Japanese manufacturers are more upbeat about business conditions than they were late last year, but less so than expected, a central bank survey found.
The Bank of Japan's "tankan" index for the March quarter rose to minus 8 from minus 12 for large manufacturers, a smaller improvement than analysts had anticipated before April 1's release. A reading below zero means pessimists outnumber optimists, and the tankan forecast for large manufacturers for the June survey was minus 1.
Large firms said they plan to reduce capital spending in the fiscal year that begins April 1 by 2 percent, suggesting manufacturers may be unconvinced lax demand is on the rebound, despite aggressive stimulus measures by the government and central bank.
Large nonmanufacturing companies were more positive, at positive 6, up from 4 in December. Smaller nonmanufacturers were less optimistic, at minus 8, up from minus 11 in the previous survey.
The central bank will hold its first policy meeting under a new governor, former Asian Development Bank President Haruhiko Kuroda, later this week. The weak business outlook could spur fresh moves to ease monetary conditions, possibly by increasing BOJ asset purchases or extending the range of maturities for the government bonds it buys.
"It is a near certainty that at least one of the two Board meetings in April will result in some form of additional monetary easing," Capital Economics said in a commentary issued before the tankan's release.
While increased government spending and monetary easing appear to be giving the economy a boost after years of stagnation, economists say longer-term reforms are needed to counter weakening demand due to Japan's aging and shrinking population and excess capacity.
Kuroda has pledged to do whatever he can as central bank governor to help achieve a 2 percent inflation goal demanded by Prime Minister Shinzo Abe and end the long bout of deflation, or declining prices, that has discouraged companies from investing more in the domestic economy.
The tankan survey of 10,698 companies, 98.9 percent of which responded, showed the outlook for smaller manufacturers edging slightly lower, to minus 19 from minus 18.
While public works spending will also raise demand and create jobs, the government's longer term strategy for economic revival after more than two decades of stagnation hinges on convincing both companies and consumers to spend more to boost domestic demand.

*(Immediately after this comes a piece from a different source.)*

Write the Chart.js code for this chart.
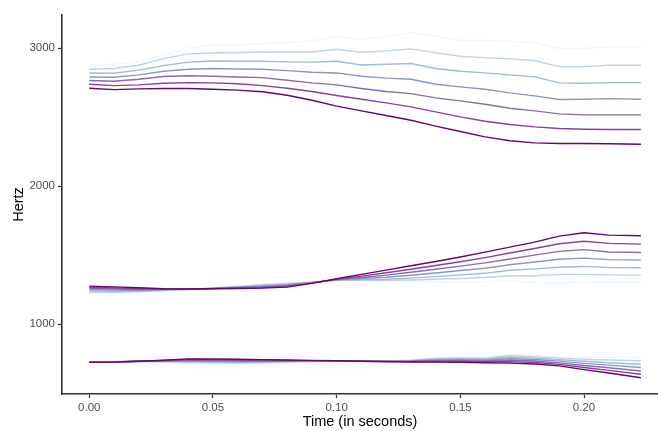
<!DOCTYPE html>
<html>
<head>
<meta charset="utf-8">
<script src="https://cdn.jsdelivr.net/npm/chart.js@4"></script>
<style>
  html, body { margin: 0; padding: 0; background: #fff; }
  #wrap { width: 658px; height: 431px; }
</style>
</head>
<body>
<div id="wrap"><canvas id="FormantChart"></canvas></div>
<script>
// time points (seconds)
const Times = [0, 0.01, 0.02, 0.03, 0.04, 0.05, 0.06, 0.07, 0.08, 0.09, 0.10,
  0.11, 0.12, 0.13, 0.14, 0.15, 0.16, 0.17, 0.18, 0.19, 0.20, 0.21, 0.223];

// tick labels
const XTicks = [0, 0.05, 0.10, 0.15, 0.20];
const YTicks = [1000, 2000, 3000];

// shades, lightest -> darkest
const Shades = ['#edf8fb', '#bfd3e6', '#9ebcda', '#8c96c6', '#8c6bb1', '#88419d', '#6e016b'];

// F1 tracks, one row per shade
const F1 = [
  [727, 728, 730, 725, 718, 714, 712, 716, 722, 727, 730, 731, 732, 740, 756, 762, 760, 780, 775, 764, 760, 758, 758],
  [726, 727, 730, 727, 723, 720, 718, 720, 725, 729, 731, 731, 731, 738, 751, 755, 753, 770, 764, 753, 745, 739, 734],
  [725, 727, 730, 729, 728, 725, 723, 725, 728, 730, 731, 731, 731, 735, 745, 749, 747, 759, 753, 742, 730, 720, 709],
  [725, 726, 730, 731, 733, 731, 729, 729, 731, 732, 732, 731, 730, 733, 740, 742, 740, 749, 743, 731, 715, 702, 685],
  [724, 725, 730, 734, 738, 736, 734, 733, 734, 734, 733, 731, 729, 730, 735, 735, 733, 738, 732, 719, 700, 683, 660],
  [723, 725, 730, 736, 743, 742, 740, 738, 737, 735, 733, 731, 729, 728, 729, 729, 727, 728, 721, 708, 685, 664, 636],
  [722, 724, 730, 738, 748, 747, 745, 742, 740, 737, 734, 731, 728, 725, 724, 722, 720, 717, 710, 697, 670, 645, 611]
];

// F2 tracks
const F2 = [
  [1225, 1224, 1228, 1240, 1250, 1262, 1275, 1290, 1300, 1305, 1315, 1318, 1312, 1308, 1306, 1305, 1308, 1312, 1302, 1300, 1304, 1305, 1304],
  [1233, 1231, 1234, 1243, 1251, 1261, 1272, 1285, 1295, 1304, 1317, 1318, 1318, 1320, 1325, 1330, 1338, 1350, 1350, 1360, 1360, 1357, 1355],
  [1241, 1238, 1240, 1247, 1252, 1260, 1269, 1280, 1289, 1302, 1319, 1322, 1325, 1333, 1344, 1357, 1368, 1390, 1400, 1412, 1418, 1410, 1408],
  [1250, 1246, 1245, 1250, 1252, 1259, 1267, 1275, 1283, 1301, 1321, 1330, 1340, 1354, 1370, 1388, 1405, 1430, 1450, 1470, 1478, 1467, 1464],
  [1258, 1254, 1251, 1252, 1253, 1258, 1264, 1270, 1278, 1299, 1323, 1338, 1355, 1376, 1398, 1420, 1444, 1472, 1500, 1527, 1540, 1523, 1519],
  [1267, 1262, 1257, 1254, 1253, 1257, 1261, 1265, 1273, 1297, 1326, 1348, 1372, 1398, 1425, 1452, 1482, 1515, 1548, 1582, 1600, 1585, 1580],
  [1275, 1270, 1263, 1256, 1254, 1256, 1258, 1261, 1268, 1295, 1329, 1360, 1391, 1423, 1454, 1486, 1522, 1558, 1594, 1638, 1662, 1645, 1640]
];

// F3 tracks
const F3 = [
  [2877, 2884, 2901, 2949, 3002, 3022, 3024, 3034, 3041, 3053, 3087, 3065, 3082, 3114, 3087, 3058, 3056, 3051, 3041, 2998, 2998, 3010, 3010],
  [2848, 2853, 2877, 2925, 2959, 2966, 2969, 2971, 2973, 2973, 2993, 2971, 2981, 2995, 2966, 2942, 2932, 2923, 2911, 2867, 2867, 2877, 2877],
  [2821, 2819, 2841, 2874, 2899, 2908, 2906, 2906, 2901, 2899, 2906, 2879, 2884, 2889, 2853, 2833, 2821, 2807, 2792, 2749, 2746, 2751, 2751],
  [2792, 2790, 2807, 2833, 2848, 2853, 2850, 2848, 2838, 2826, 2821, 2797, 2783, 2775, 2739, 2720, 2703, 2676, 2655, 2628, 2630, 2635, 2630],
  [2766, 2761, 2775, 2795, 2800, 2797, 2792, 2787, 2768, 2749, 2734, 2708, 2686, 2671, 2640, 2618, 2594, 2565, 2546, 2524, 2517, 2517, 2517],
  [2739, 2729, 2734, 2746, 2751, 2749, 2742, 2729, 2710, 2686, 2657, 2630, 2604, 2575, 2539, 2502, 2471, 2447, 2430, 2418, 2413, 2411, 2411],
  [2710, 2700, 2705, 2708, 2708, 2703, 2696, 2684, 2659, 2623, 2580, 2546, 2512, 2478, 2435, 2396, 2357, 2329, 2314, 2309, 2309, 2307, 2304]
];

const Formants = [F1, F2, F3];

// build datasets, darkest drawn on top
const Datasets = [];
Formants.forEach((F, fi) => {
  F.forEach((row, si) => {
    Datasets.push({
      label: 'F' + (fi + 1) + '-' + si,
      data: row.map((v, i) => ({ x: Times[i], y: v })),
      borderColor: Shades[si],
      borderWidth: 1.4,
      pointRadius: 0,
      fill: false,
      tension: 0,
      order: 10 - si
    });
  });
});

const axisColor = '#333333';
const tickFont = { family: 'Liberation Sans, Arial, sans-serif', size: 11.5 };
const titleFont = { family: 'Liberation Sans, Arial, sans-serif', size: 14.5 };

//config
const FormantConfig = {
  type: 'line',
  data: { datasets: Datasets },
  options: {
    responsive: true,
    maintainAspectRatio: false,
    animation: false,
    layout: { padding: { top: 15, right: 0, left: 0, bottom: 0 } },
    plugins: { legend: { display: false }, tooltip: { enabled: false } },
    scales: {
      x: {
        type: 'linear',
        min: -0.01103,
        max: 0.2299,
        afterBuildTicks: s => { s.ticks = XTicks.map(v => ({ value: v })); },
        afterFit: s => { s.height = 37; },
        ticks: {
          color: '#4d4d4d', font: tickFont, padding: 3, maxRotation: 0,
          callback: v => v.toFixed(2)
        },
        grid: { display: true, drawOnChartArea: false, drawTicks: true, tickLength: 4, color: axisColor, tickWidth: 1.2 },
        border: { display: true, color: axisColor, width: 1.6 },
        title: { display: true, text: 'Time (in seconds)', color: '#000', font: titleFont, padding: { top: 0, bottom: 0 } }
      },
      y: {
        type: 'linear',
        min: 493,
        max: 3241,
        afterBuildTicks: s => { s.ticks = YTicks.map(v => ({ value: v })); },
        afterFit: s => { s.width = 62; },
        ticks: { color: '#4d4d4d', font: tickFont, padding: 3, callback: v => String(v) },
        grid: { display: true, drawOnChartArea: false, drawTicks: true, tickLength: 4, color: axisColor, tickWidth: 1.2 },
        border: { display: true, color: axisColor, width: 1.6 },
        title: { display: true, text: 'Hertz', color: '#000', font: titleFont, padding: { top: 10, bottom: 0 } }
      }
    }
  }
};

//View
const FormantChart = new Chart(
  document.getElementById('FormantChart'),
  FormantConfig
);
</script>
</body>
</html>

Japan has relied heavily on export manufacturing to drive growth. But the economy has suffered thanks to weak global demand due to the financial crisis. Many manufacturers have shifted production to less-costly overseas locations to help blunt the impact of the strong Japanese yen, reducing the potential positive impact on exports from the yen's weakening over the past half-year. Meanwhile, the weaker yen has raised costs in yen for imported energy and commodities.